What the task asks>
Reproduce each line of the material exactly, minus any picture.

(Plotting code records)
______

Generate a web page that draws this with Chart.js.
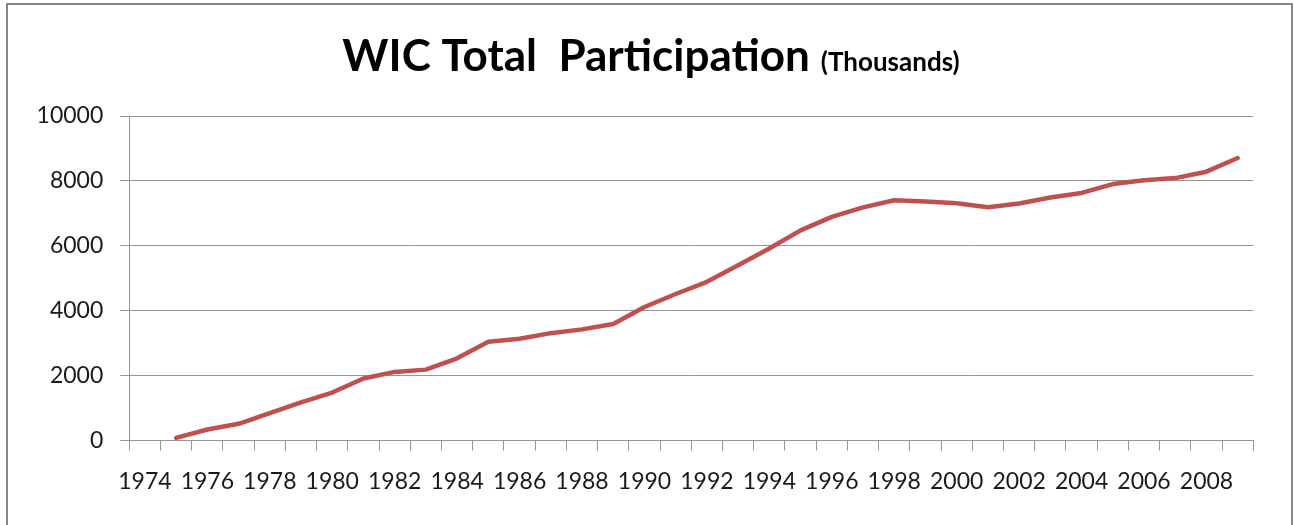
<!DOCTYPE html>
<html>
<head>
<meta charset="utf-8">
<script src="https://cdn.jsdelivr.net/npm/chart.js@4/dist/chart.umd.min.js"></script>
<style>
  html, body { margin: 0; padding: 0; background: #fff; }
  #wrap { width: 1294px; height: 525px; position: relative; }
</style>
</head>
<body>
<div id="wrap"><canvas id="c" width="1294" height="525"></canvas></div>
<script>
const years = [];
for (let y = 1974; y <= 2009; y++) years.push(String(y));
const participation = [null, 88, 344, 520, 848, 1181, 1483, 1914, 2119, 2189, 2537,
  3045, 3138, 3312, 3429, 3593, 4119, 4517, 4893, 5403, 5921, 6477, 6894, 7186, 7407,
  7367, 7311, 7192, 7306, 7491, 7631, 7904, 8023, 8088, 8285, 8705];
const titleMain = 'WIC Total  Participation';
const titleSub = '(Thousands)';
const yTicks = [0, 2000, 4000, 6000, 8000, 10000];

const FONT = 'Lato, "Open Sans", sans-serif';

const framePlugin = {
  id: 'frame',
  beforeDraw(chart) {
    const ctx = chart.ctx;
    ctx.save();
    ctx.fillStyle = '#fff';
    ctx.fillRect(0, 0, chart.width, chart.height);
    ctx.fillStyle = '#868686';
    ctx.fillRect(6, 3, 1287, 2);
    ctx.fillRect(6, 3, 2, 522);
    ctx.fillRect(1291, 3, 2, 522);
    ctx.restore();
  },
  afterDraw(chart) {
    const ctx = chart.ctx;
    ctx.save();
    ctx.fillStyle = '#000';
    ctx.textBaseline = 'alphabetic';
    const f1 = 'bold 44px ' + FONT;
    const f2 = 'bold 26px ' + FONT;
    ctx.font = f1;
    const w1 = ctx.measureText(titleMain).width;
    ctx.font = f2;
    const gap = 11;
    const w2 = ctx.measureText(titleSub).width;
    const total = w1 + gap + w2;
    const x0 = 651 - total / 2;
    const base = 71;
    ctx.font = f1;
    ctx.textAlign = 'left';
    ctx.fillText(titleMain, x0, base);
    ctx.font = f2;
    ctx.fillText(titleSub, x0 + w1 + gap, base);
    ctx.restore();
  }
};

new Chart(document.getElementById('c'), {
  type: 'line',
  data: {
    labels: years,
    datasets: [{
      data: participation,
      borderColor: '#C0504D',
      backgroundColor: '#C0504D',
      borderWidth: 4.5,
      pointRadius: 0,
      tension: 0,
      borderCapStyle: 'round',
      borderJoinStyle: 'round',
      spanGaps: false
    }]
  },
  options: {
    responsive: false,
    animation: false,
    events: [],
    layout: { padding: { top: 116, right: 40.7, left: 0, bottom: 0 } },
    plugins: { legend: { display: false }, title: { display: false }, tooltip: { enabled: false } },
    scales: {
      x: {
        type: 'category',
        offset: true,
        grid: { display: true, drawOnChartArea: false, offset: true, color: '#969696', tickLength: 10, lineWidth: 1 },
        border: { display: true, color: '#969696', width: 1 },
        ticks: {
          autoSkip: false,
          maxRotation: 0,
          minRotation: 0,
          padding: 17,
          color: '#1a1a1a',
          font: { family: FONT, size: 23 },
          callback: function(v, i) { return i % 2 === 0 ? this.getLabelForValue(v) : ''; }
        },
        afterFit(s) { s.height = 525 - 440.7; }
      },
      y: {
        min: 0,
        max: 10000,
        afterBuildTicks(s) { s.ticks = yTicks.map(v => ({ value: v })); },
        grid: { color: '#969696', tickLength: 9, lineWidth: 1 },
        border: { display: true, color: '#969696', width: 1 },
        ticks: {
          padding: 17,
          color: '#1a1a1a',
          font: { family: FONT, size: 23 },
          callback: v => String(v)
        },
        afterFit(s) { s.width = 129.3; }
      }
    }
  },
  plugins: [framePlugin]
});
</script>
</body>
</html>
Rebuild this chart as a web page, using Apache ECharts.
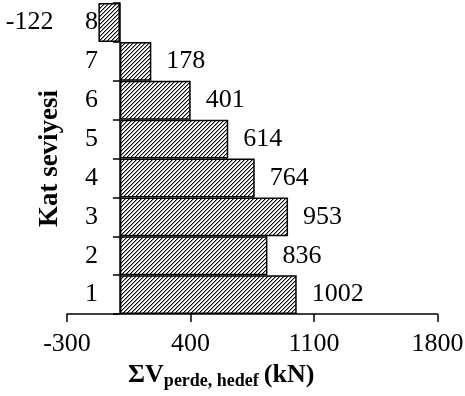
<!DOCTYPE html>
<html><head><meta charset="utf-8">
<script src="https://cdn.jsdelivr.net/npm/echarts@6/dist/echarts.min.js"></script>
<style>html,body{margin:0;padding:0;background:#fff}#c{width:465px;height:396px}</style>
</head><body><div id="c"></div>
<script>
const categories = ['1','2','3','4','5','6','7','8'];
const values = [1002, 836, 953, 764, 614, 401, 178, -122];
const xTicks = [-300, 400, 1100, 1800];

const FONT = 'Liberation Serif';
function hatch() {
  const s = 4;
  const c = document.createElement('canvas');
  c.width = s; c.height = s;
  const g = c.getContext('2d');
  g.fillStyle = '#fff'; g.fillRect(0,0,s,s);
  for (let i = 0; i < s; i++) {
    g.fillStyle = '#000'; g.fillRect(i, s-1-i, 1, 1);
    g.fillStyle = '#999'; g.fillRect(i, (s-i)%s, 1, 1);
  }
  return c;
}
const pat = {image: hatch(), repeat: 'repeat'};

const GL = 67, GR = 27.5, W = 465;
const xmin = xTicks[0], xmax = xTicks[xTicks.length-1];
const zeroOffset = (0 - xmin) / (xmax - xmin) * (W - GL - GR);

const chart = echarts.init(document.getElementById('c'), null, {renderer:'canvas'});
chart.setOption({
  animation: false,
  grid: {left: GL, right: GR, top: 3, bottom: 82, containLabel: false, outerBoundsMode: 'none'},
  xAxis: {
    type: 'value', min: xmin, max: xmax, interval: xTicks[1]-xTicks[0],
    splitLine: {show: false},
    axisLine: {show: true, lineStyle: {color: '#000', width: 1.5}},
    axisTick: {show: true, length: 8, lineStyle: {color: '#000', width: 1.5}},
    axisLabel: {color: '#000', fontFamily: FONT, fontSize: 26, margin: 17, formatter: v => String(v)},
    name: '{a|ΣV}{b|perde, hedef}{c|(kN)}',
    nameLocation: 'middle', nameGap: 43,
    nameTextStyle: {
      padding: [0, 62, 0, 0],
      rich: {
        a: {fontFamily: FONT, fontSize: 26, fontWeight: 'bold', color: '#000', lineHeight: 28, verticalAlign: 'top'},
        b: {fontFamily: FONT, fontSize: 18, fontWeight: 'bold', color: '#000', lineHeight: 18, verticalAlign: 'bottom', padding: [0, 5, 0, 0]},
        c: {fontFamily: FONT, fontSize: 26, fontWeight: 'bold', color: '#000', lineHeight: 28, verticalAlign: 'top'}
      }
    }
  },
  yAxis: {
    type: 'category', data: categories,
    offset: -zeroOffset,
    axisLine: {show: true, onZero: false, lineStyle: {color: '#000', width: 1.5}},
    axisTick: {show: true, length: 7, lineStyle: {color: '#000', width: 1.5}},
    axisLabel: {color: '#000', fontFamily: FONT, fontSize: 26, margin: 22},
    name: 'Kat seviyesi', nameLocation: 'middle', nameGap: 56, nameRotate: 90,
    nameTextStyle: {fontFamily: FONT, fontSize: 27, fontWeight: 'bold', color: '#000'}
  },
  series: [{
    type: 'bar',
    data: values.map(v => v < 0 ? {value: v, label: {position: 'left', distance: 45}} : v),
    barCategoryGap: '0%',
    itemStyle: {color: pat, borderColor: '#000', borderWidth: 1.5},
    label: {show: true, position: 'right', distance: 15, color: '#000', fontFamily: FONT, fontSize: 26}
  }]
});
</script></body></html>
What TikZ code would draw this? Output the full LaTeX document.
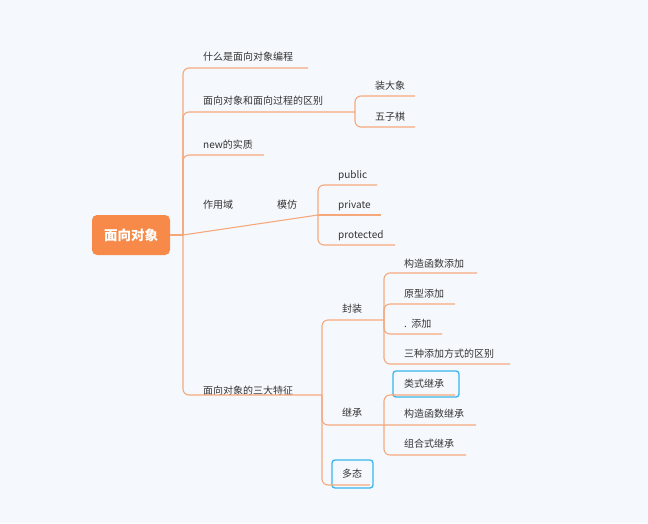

______

Response for this exercise>
Generate a web page that draws this with Chart.js.
<!DOCTYPE html>
<html>
<head>
<meta charset="utf-8">
<script src="https://cdn.jsdelivr.net/npm/chart.js@4/dist/chart.umd.min.js"></script>
<style>
  html, body { margin: 0; padding: 0; background: #fff; }
  #wrap { width: 1294px; height: 525px; position: relative; }
</style>
</head>
<body>
<div id="wrap"><canvas id="c" width="1294" height="525"></canvas></div>
<script>
const years = [];
for (let y = 1974; y <= 2009; y++) years.push(String(y));
const participation = [null, 88, 344, 520, 848, 1181, 1483, 1914, 2119, 2189, 2537,
  3045, 3138, 3312, 3429, 3593, 4119, 4517, 4893, 5403, 5921, 6477, 6894, 7186, 7407,
  7367, 7311, 7192, 7306, 7491, 7631, 7904, 8023, 8088, 8285, 8705];
const titleMain = 'WIC Total  Participation';
const titleSub = '(Thousands)';
const yTicks = [0, 2000, 4000, 6000, 8000, 10000];

const FONT = 'Lato, "Open Sans", sans-serif';

const framePlugin = {
  id: 'frame',
  beforeDraw(chart) {
    const ctx = chart.ctx;
    ctx.save();
    ctx.fillStyle = '#fff';
    ctx.fillRect(0, 0, chart.width, chart.height);
    ctx.fillStyle = '#868686';
    ctx.fillRect(6, 3, 1287, 2);
    ctx.fillRect(6, 3, 2, 522);
    ctx.fillRect(1291, 3, 2, 522);
    ctx.restore();
  },
  afterDraw(chart) {
    const ctx = chart.ctx;
    ctx.save();
    ctx.fillStyle = '#000';
    ctx.textBaseline = 'alphabetic';
    const f1 = 'bold 44px ' + FONT;
    const f2 = 'bold 26px ' + FONT;
    ctx.font = f1;
    const w1 = ctx.measureText(titleMain).width;
    ctx.font = f2;
    const gap = 11;
    const w2 = ctx.measureText(titleSub).width;
    const total = w1 + gap + w2;
    const x0 = 651 - total / 2;
    const base = 71;
    ctx.font = f1;
    ctx.textAlign = 'left';
    ctx.fillText(titleMain, x0, base);
    ctx.font = f2;
    ctx.fillText(titleSub, x0 + w1 + gap, base);
    ctx.restore();
  }
};

new Chart(document.getElementById('c'), {
  type: 'line',
  data: {
    labels: years,
    datasets: [{
      data: participation,
      borderColor: '#C0504D',
      backgroundColor: '#C0504D',
      borderWidth: 4.5,
      pointRadius: 0,
      tension: 0,
      borderCapStyle: 'round',
      borderJoinStyle: 'round',
      spanGaps: false
    }]
  },
  options: {
    responsive: false,
    animation: false,
    events: [],
    layout: { padding: { top: 116, right: 40.7, left: 0, bottom: 0 } },
    plugins: { legend: { display: false }, title: { display: false }, tooltip: { enabled: false } },
    scales: {
      x: {
        type: 'category',
        offset: true,
        grid: { display: true, drawOnChartArea: false, offset: true, color: '#969696', tickLength: 10, lineWidth: 1 },
        border: { display: true, color: '#969696', width: 1 },
        ticks: {
          autoSkip: false,
          maxRotation: 0,
          minRotation: 0,
          padding: 17,
          color: '#1a1a1a',
          font: { family: FONT, size: 23 },
          callback: function(v, i) { return i % 2 === 0 ? this.getLabelForValue(v) : ''; }
        },
        afterFit(s) { s.height = 525 - 440.7; }
      },
      y: {
        min: 0,
        max: 10000,
        afterBuildTicks(s) { s.ticks = yTicks.map(v => ({ value: v })); },
        grid: { color: '#969696', tickLength: 9, lineWidth: 1 },
        border: { display: true, color: '#969696', width: 1 },
        ticks: {
          padding: 17,
          color: '#1a1a1a',
          font: { family: FONT, size: 23 },
          callback: v => String(v)
        },
        afterFit(s) { s.width = 129.3; }
      }
    }
  },
  plugins: [framePlugin]
});
</script>
</body>
</html>
Rebuild this chart as a web page, using Apache ECharts.
<!DOCTYPE html>
<html><head><meta charset="utf-8">
<script src="https://cdn.jsdelivr.net/npm/echarts@6/dist/echarts.min.js"></script>
<style>html,body{margin:0;padding:0;background:#fff}#c{width:465px;height:396px}</style>
</head><body><div id="c"></div>
<script>
const categories = ['1','2','3','4','5','6','7','8'];
const values = [1002, 836, 953, 764, 614, 401, 178, -122];
const xTicks = [-300, 400, 1100, 1800];

const FONT = 'Liberation Serif';
function hatch() {
  const s = 4;
  const c = document.createElement('canvas');
  c.width = s; c.height = s;
  const g = c.getContext('2d');
  g.fillStyle = '#fff'; g.fillRect(0,0,s,s);
  for (let i = 0; i < s; i++) {
    g.fillStyle = '#000'; g.fillRect(i, s-1-i, 1, 1);
    g.fillStyle = '#999'; g.fillRect(i, (s-i)%s, 1, 1);
  }
  return c;
}
const pat = {image: hatch(), repeat: 'repeat'};

const GL = 67, GR = 27.5, W = 465;
const xmin = xTicks[0], xmax = xTicks[xTicks.length-1];
const zeroOffset = (0 - xmin) / (xmax - xmin) * (W - GL - GR);

const chart = echarts.init(document.getElementById('c'), null, {renderer:'canvas'});
chart.setOption({
  animation: false,
  grid: {left: GL, right: GR, top: 3, bottom: 82, containLabel: false, outerBoundsMode: 'none'},
  xAxis: {
    type: 'value', min: xmin, max: xmax, interval: xTicks[1]-xTicks[0],
    splitLine: {show: false},
    axisLine: {show: true, lineStyle: {color: '#000', width: 1.5}},
    axisTick: {show: true, length: 8, lineStyle: {color: '#000', width: 1.5}},
    axisLabel: {color: '#000', fontFamily: FONT, fontSize: 26, margin: 17, formatter: v => String(v)},
    name: '{a|ΣV}{b|perde, hedef}{c|(kN)}',
    nameLocation: 'middle', nameGap: 43,
    nameTextStyle: {
      padding: [0, 62, 0, 0],
      rich: {
        a: {fontFamily: FONT, fontSize: 26, fontWeight: 'bold', color: '#000', lineHeight: 28, verticalAlign: 'top'},
        b: {fontFamily: FONT, fontSize: 18, fontWeight: 'bold', color: '#000', lineHeight: 18, verticalAlign: 'bottom', padding: [0, 5, 0, 0]},
        c: {fontFamily: FONT, fontSize: 26, fontWeight: 'bold', color: '#000', lineHeight: 28, verticalAlign: 'top'}
      }
    }
  },
  yAxis: {
    type: 'category', data: categories,
    offset: -zeroOffset,
    axisLine: {show: true, onZero: false, lineStyle: {color: '#000', width: 1.5}},
    axisTick: {show: true, length: 7, lineStyle: {color: '#000', width: 1.5}},
    axisLabel: {color: '#000', fontFamily: FONT, fontSize: 26, margin: 22},
    name: 'Kat seviyesi', nameLocation: 'middle', nameGap: 56, nameRotate: 90,
    nameTextStyle: {fontFamily: FONT, fontSize: 27, fontWeight: 'bold', color: '#000'}
  },
  series: [{
    type: 'bar',
    data: values.map(v => v < 0 ? {value: v, label: {position: 'left', distance: 45}} : v),
    barCategoryGap: '0%',
    itemStyle: {color: pat, borderColor: '#000', borderWidth: 1.5},
    label: {show: true, position: 'right', distance: 15, color: '#000', fontFamily: FONT, fontSize: 26}
  }]
});
</script></body></html>
What TikZ code would draw this? Output the full LaTeX document.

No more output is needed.